As a protected seascape, Tañon Strait is legally open only to local, small-scale fishers. Yet commercial boats openly ply Tañon’s waters, deploying fishing gear such as purse seine nets. These are nets that surround schooling fish and can accidentally snare other animals, like sharks and dolphins, which happen to be in the shoal.
Despite being protected since 1988, the Filipino government and environmental advocates have only recently begun to take steps to consistently enforce existing rules that govern Tañon’s waters. In 2015, 54 commercial fishermen were charged with poaching as part of modest but growing enforcement efforts in the strait.
Community relations with commercial fishers are strained. Members of the Saavedra Fishing Association (SAFA) in Moalboal decried the commercial vessels that destroy corals and catch immature fish. According to one member, the owners of these boats “cannot be apprehended because they are powerful people.”
But in some community fishing grounds, locals tolerate the presence of illegal fishers in exchange for a portion of their catch.
The solution to cut down on illegal fishing, said a local official in a Moalboal fishing community, is “not only to protect the strait, but the fisherfolk as well.”

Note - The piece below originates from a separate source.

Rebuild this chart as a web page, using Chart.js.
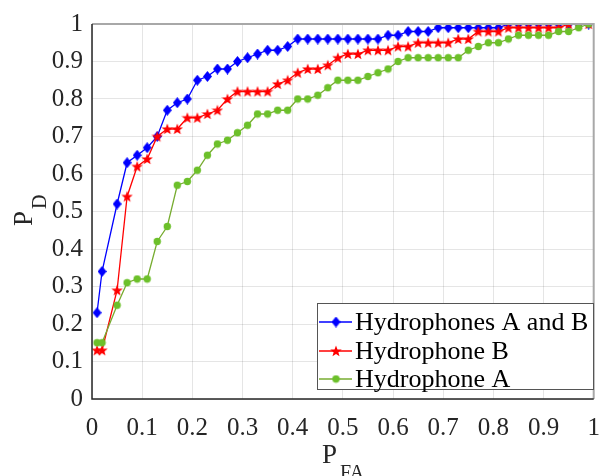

The growing threat of climate change only adds to the stress put on Tañon Strait by overfishing, overpopulation, pollution and unregulated development. In the 2015 survey, nearly all respondents agreed that weather events like typhoons and heat waves had become more severe and unpredictable in recent years. Stormy seas and strong winds mean small boats cannot venture out to fish. And abnormally high temperatures can hurt or kill corals and change the distribution of fish.
As traditional fishing livelihoods become more difficult, some residents are leaving to work in nearby cities or in other industries such as mining.
The many families who still rely on the ocean are counting fewer “blessings from the sea.” Oceana researchers witnessed one fisherman land only five small fish after a full day of work. An 80 year-old-man was even less fortunate: he returned after a 12 hour trip with only an empty boat to show for his efforts.